Featured Story

Town Board approves police reform plan, officials support body cams

Riverhead Town officials say they are committed to bringing body cameras to town police officers in the near future. 

The call for body cameras has been heard around the country in the wake of the killing of George Floyd in Minneapolis, as well as other cases where a police officer killed someone, often a minority, some of which were captured on civilians’ video cameras and led to protests.

The Town Board on Monday unanimously voted to approve a “Police Reform and Reinvention Collaborative Plan” that was required of all municipalities with police departments as part of an executive order signed by Gov. Andrew Cuomo lasted year. 

Riverhead Police Chief David Hegermiller has said the body cameras are expensive, estimating it as about $160,000 per year. The reform plan, put together by a town-appointed “Law Enforcement Advisory Panel,” originally said the body cameras were a “long range” goal, taking up to five years.

Monday’s meeting drew speakers and several letters calling for body cameras. 

Denise McGraw of Ridge recounted an incident from five years ago in the Walmart parking lot in Riverhead. 

She said she was trying to talk to her son where “out of the clear blue, there was nobody around, no cameras, someone grabs my right shoulder while I’m talking to my son.” She described the person as a police officer who threw her to the cement. She said the officer also threw her 13-year-old daughter to the cement.

Four other police officers who were in Walmart backed up the officer’s account of what happened, although Ms. McGraw said they didn’t see what happened. 

“I support the police but I will never forget this,” she said. “I think police cameras are absolutely necessary.”

Chief Hegermiller said he remembers the incident. 

“Not exactly the way Ms. McGraw tells it,” he said. “I emailed everybody on this incident and the officer was exonerated. This is exactly why we want police cameras.”

“Cameras protect everybody,” Councilwoman Catherine Kent said. “I have to agree. I know it’s a budget issue but I think this is an area I think we have to find money for.”
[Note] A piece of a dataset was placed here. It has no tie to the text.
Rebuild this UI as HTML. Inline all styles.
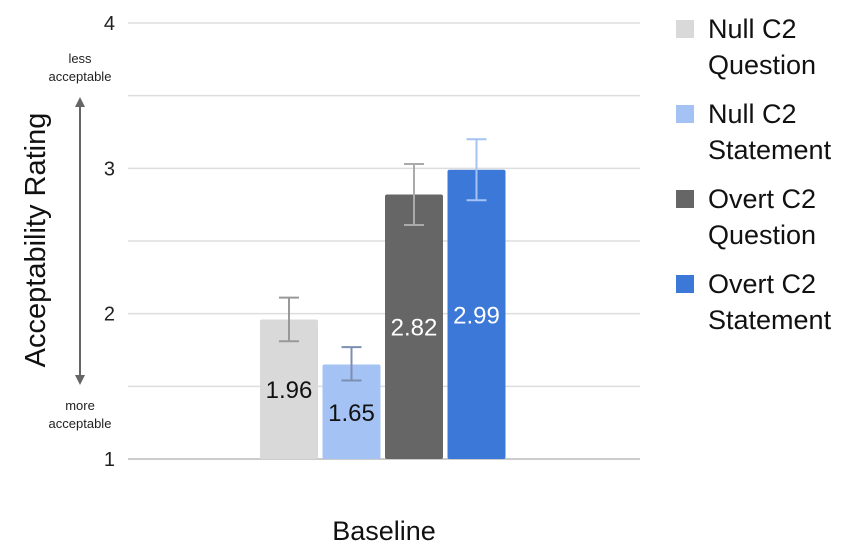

“Absolutely,” said Supervisor Yvette Aguiar. “Most police officers, and me being a former police officer two careers ago, agree. I am a big support of cameras.” 

She said the town will seek grant money for the cameras. 

“The body cameras will help the officers tremendously,” said Councilman Tim Hubbard, a retired town police officer. 

“I seriously don’t understand why there’s even a question” about the need for cops wearing body cameras, said Darlene McDay of Medford.

She said her son was arrested in 2017 and sent to the county jail, where he was allegedly beat up by correction officers.

She said cameras can also exonerate an officer if someone makes a false charge against the officer.

Ms. Aguiar said the incident Ms. McDay described is in Suffolk County jurisdiction and not Riverhead Town. She said there is litigation regarding that case. 

The reform plans were due to be delivered to the governor’s office by April 1.